▶ Required task
Retype only what runs from the beginning of the data through the line with "ax = fig.add_axes([0.0955, 0.251, 0.9045, 0.729])"; please omit the pictures and keep every line exact.

______

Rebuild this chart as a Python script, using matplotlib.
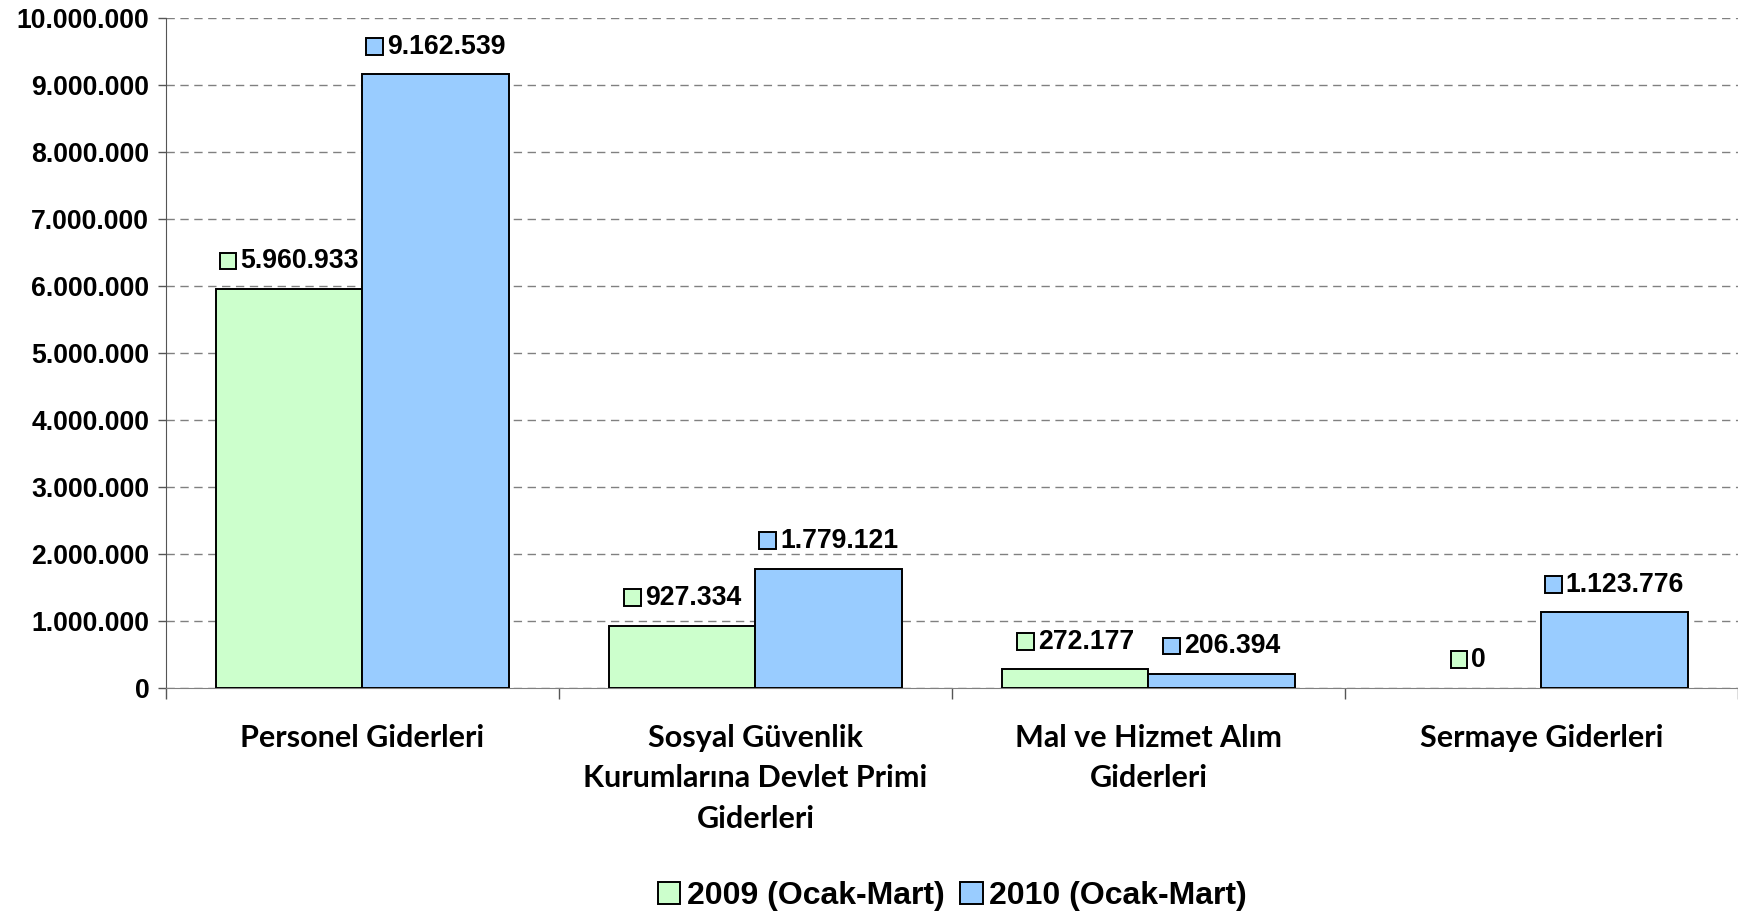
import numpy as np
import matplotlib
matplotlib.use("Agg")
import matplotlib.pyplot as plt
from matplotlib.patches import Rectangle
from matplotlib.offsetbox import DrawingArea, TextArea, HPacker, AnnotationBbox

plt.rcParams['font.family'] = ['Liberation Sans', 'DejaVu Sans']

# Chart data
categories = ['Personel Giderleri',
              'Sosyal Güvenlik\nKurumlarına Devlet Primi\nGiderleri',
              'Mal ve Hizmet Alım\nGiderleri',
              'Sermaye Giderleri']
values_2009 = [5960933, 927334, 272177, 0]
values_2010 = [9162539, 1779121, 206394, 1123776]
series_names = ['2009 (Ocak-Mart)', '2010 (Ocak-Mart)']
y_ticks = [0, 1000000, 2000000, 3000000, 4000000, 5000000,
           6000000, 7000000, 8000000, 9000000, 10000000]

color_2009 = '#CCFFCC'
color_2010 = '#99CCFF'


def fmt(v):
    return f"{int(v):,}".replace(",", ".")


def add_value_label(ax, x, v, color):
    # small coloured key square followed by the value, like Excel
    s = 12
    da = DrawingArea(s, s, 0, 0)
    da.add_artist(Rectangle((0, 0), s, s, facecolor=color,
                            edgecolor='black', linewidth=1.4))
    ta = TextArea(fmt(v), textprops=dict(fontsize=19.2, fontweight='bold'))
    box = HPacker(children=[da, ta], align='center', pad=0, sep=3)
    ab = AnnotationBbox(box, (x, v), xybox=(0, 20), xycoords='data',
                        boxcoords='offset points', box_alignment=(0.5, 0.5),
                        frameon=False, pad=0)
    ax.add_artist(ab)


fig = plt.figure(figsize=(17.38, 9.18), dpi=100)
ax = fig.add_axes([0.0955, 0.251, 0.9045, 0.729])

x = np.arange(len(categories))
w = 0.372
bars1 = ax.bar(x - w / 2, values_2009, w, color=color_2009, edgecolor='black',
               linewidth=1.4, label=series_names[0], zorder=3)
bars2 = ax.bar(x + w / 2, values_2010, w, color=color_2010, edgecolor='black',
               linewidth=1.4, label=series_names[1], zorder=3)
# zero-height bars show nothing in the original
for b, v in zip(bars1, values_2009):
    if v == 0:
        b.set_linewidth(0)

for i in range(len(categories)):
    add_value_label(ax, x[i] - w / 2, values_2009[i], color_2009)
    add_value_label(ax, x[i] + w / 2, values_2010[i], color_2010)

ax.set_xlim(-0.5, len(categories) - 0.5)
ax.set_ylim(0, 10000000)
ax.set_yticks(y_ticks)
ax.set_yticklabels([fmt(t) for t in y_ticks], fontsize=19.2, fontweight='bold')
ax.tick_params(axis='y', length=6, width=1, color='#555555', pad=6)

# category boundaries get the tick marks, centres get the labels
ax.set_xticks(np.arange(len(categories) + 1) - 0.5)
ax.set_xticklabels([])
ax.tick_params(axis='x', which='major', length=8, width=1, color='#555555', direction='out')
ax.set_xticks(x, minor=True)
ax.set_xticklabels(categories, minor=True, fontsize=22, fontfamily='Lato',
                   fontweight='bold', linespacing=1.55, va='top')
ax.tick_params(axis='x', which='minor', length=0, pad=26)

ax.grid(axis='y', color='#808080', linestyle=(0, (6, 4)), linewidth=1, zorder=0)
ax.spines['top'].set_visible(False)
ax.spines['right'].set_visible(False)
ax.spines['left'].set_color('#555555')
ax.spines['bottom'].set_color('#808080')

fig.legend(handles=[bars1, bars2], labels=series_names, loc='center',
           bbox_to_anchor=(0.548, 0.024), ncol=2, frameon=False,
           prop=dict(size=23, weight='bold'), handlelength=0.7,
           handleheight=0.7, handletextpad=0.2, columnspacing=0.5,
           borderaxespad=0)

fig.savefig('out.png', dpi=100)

______

▶ Task solution
Rebuild this chart as a Python script, using matplotlib.
import numpy as np
import matplotlib
matplotlib.use("Agg")
import matplotlib.pyplot as plt
from matplotlib.patches import Rectangle
from matplotlib.offsetbox import DrawingArea, TextArea, HPacker, AnnotationBbox

plt.rcParams['font.family'] = ['Liberation Sans', 'DejaVu Sans']

# Chart data
categories = ['Personel Giderleri',
              'Sosyal Güvenlik\nKurumlarına Devlet Primi\nGiderleri',
              'Mal ve Hizmet Alım\nGiderleri',
              'Sermaye Giderleri']
values_2009 = [5960933, 927334, 272177, 0]
values_2010 = [9162539, 1779121, 206394, 1123776]
series_names = ['2009 (Ocak-Mart)', '2010 (Ocak-Mart)']
y_ticks = [0, 1000000, 2000000, 3000000, 4000000, 5000000,
           6000000, 7000000, 8000000, 9000000, 10000000]

color_2009 = '#CCFFCC'
color_2010 = '#99CCFF'


def fmt(v):
    return f"{int(v):,}".replace(",", ".")


def add_value_label(ax, x, v, color):
    # small coloured key square followed by the value, like Excel
    s = 12
    da = DrawingArea(s, s, 0, 0)
    da.add_artist(Rectangle((0, 0), s, s, facecolor=color,
                            edgecolor='black', linewidth=1.4))
    ta = TextArea(fmt(v), textprops=dict(fontsize=19.2, fontweight='bold'))
    box = HPacker(children=[da, ta], align='center', pad=0, sep=3)
    ab = AnnotationBbox(box, (x, v), xybox=(0, 20), xycoords='data',
                        boxcoords='offset points', box_alignment=(0.5, 0.5),
                        frameon=False, pad=0)
    ax.add_artist(ab)


fig = plt.figure(figsize=(17.38, 9.18), dpi=100)
ax = fig.add_axes([0.0955, 0.251, 0.9045, 0.729])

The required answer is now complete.